Relief as missing dog returned to murdered boy's father
Updated - A dog belonging to a man whose son was murdered and placed in an industrial oven was found in Xemxija today.
The dog had disappeared on Tuesday, causing heartache to Nicola Romano who had described Rocky as “a symbol" of his son Gaetano”.
Friends of Mr Romano found it in Xemxija and immmediately phone him.
“If my wounds had healed one per cent since my son was killed, they have now been slashed open 110,” he said in comments before the dog was traced.
Gaetano was murdered a year and 10 months ago and his father said he had not found any peace of mind and was “dying inside”.
The latest loss had left the 69-year- old crying “from morning to night” as the brown labrador, also known – and treated – as Principino (little prince), “represented” his son and was his life and heart.
“Now, even that has been taken away from me,” the Sicilian cried. “You can imagine but you could never understand what it means to lose a son,” he said, recounting down to the slightest detail the run-up to his macabre discovery.
Sitting in a cloud of cigarette smoke and choking back the tears in his Buġibba gypsum shop, just above the garage in Damascus Street where he found his dead son on April 2, 2009, a day after his 20th birthday, Mr Romano gave a blow-by-blow account of that fateful day.
He was abroad when his son stopped answering his calls and, four days later, when he returned from a holiday he never wanted to go on but was convinced to by Gaetano, he found his badly burnt body in their own workshop furnace.
“I kissed him right there before I left,” he said, pointing to a spot in his Cinque Stelle shop.
The problem is also that, almost two years later, the police have not managed to home in on the perpetrators of the heinous crime and Mr Romano said he remained in the dark as to who took away the only son he had had with his deceased Maltese wife.
“I am so disappointed because I am Gaetano’s father and, if there is any news, I should be informed so that I could be more tranquil,” he said.
“I have been killed three times,” Mr Romano cried. “First, when my son was murdered; then because of the lack of justice – I still don’t and never will know anything about his death; and now that Rocky has disappeared.”
It is not the first time Mr Romano, who has been in Malta for 32 years, has had to face the loss of a pet. His other dog, also Rocky, was found dead and bound with tape in a suitcase in a nearby shell building some months before his son was murdered.
Back then, it was said the dog was found rolled in a carpet in a nearby field and the family had even received photos of their dead pet. “First the dog; then Gaetano. Now who’s next,” a cut-up Mr Romano had asked.
The two-year-old labrador that went missing was just a puppy when Gaetano was still around. He grew to be a “symbol” of the boy and another son t o Mr Romano.
Rocky still used to wait behind the door for his owner to arrive. He would sniff around his bedroom and once got “overly excited” when he saw a photo of Gaetano, the broken father said.
“I used to say I had two maschiacci (males). Then my son died and all I had was Rocky,” he said, passionately appealing to whoever took him to bring him back.

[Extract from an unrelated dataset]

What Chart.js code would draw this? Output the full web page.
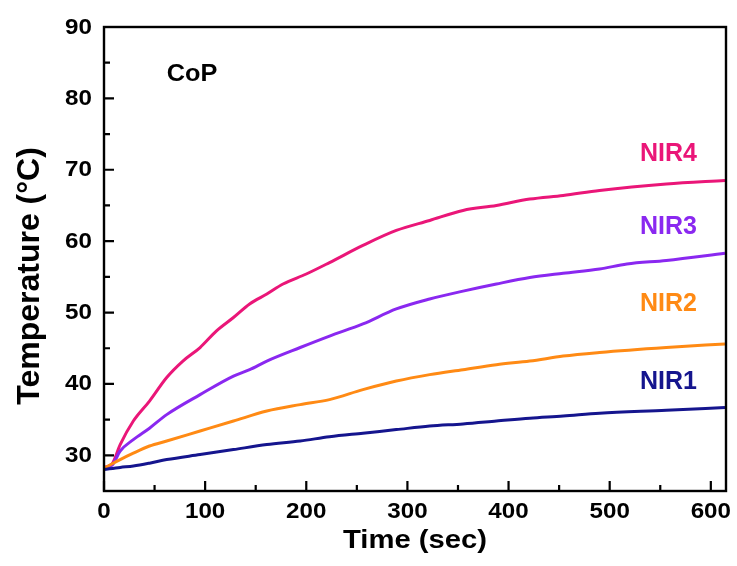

“There will not be any consequences,” he insisted in his appeal.
The dog was last seen outside the Bank of Valletta branch in Buġibba on Tuesday morning, Mr Romano said. That day, he had come for his usual caresses and his owner had cleaned his eyes outside his garage.
Then Rocky – “the best dog in the world” – took off for what would normally have been a 10-minute walk. But, this time, he never returned. Mr Romano said he received a call from the police 30 minutes later, informing him the dog was outside the bank but, by the time he got there, Rocky was gone.
“Rocky only eats meat,” he said, pointing at a photograph of him hugging the dog on his birthday, for which he had a cassatina for a cake.
Mr Romano may have strong suspicions about who killed his son but he claims his dog, which was chipped and had a metal tag with his number, was not nabbed by anyone who wanted to harm him personally. He does not know what to think when asked whether his son’s killers would ever be found. “I have reached a point where I do not have faith in anyone, not even myself. I do not trust anything,” he said.